JpGU-AGU Joint Meeting 2017

Presentation information

[EE] Poster

S (Solid Earth Sciences) » S-IT Science of the Earth's Interior & Tectonophysics

[S-IT28] [EE] Seismic attenuation: Observations, Experiments, and Interpretations

Sat. May 20, 2017 3:30 PM - 5:00 PM Poster Hall (International Exhibition Hall HALL7)

convener:Yasuko Takei(Earthquake Research Institute, University of Tokyo), Douglas Wiens(Washington University in St Louis), Nozomu Takeuchi(Earthquake Research Institute, University of Tokyo)

[SIT28-P04] Seismic attenuation structure beneath Nazca Plate subduction zone in S. Peru

*Hyoihn Jang1, Younghee Kim1, Robert Clayton2 (1.School of Earth and Environmental Sciences, Seoul National University, 2.Division of Geological and Planetary Sciences, California Institute of Technology)

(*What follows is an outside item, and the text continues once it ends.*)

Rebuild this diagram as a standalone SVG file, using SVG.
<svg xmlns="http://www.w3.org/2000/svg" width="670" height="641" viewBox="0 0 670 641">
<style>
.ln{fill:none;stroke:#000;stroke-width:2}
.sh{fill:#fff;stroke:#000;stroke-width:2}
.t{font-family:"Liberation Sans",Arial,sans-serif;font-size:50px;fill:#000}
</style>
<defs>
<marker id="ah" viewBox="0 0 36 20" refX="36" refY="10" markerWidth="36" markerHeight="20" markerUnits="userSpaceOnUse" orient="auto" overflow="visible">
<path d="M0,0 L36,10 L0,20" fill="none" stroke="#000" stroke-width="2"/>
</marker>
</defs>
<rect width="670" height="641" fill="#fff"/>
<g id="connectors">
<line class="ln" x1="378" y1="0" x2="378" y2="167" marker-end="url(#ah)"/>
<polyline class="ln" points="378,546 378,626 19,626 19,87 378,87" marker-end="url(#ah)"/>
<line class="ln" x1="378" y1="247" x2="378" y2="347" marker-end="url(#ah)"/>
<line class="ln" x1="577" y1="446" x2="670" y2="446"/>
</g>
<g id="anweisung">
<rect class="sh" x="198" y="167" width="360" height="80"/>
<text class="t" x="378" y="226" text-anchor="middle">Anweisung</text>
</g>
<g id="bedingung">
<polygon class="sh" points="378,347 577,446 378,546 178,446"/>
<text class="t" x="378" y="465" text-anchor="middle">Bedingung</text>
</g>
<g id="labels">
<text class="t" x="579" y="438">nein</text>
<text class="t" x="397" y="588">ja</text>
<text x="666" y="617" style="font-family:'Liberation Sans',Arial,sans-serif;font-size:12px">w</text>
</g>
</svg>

Keywords:attenuation, Peru

We estimate seismic attenuation in terms of quality factors, QP and QS using P and S phases, respectively, recorded from Peru Subduction Experiment (PeruSE) array deployed above Nazca Plate subduction zone between 13°S and 18°S latitude in S. Peru. We first relocate 285 earthquakes with magnitude ranges of 4.0−6.0 and depth ranges of 20−250 km. We then assume a double-corner frequency source model to measure t*, which is an integrated attenuation through the seismic raypath between the regional earthquakes and stations. The measured t* are inverted to construct three-dimensional attenuation structures of S. Peru. Checkerboard test results for both QP and QS structures show that we have good resolution in the slab-dip transition zone between flat and normal slab subduction down to a depth of 120 km. Both QP and QS results show high attenuation in the mantle wedge along the normal slab-dip region. Also, both show relatively higher attenuation continued down to a depth of 100 km beneath volcanic arc and also beneath the Quimsachata volcano, located farther away from the arc. We plan to compare our results with velocity models previously derived from various tomography studies for understanding structural heterogeneity, thermal conditions, and fluid content in the study area. Also, we relate measured attenuation in the mantle wedge to material properties such as viscosity to understand the subduction zone dynamics.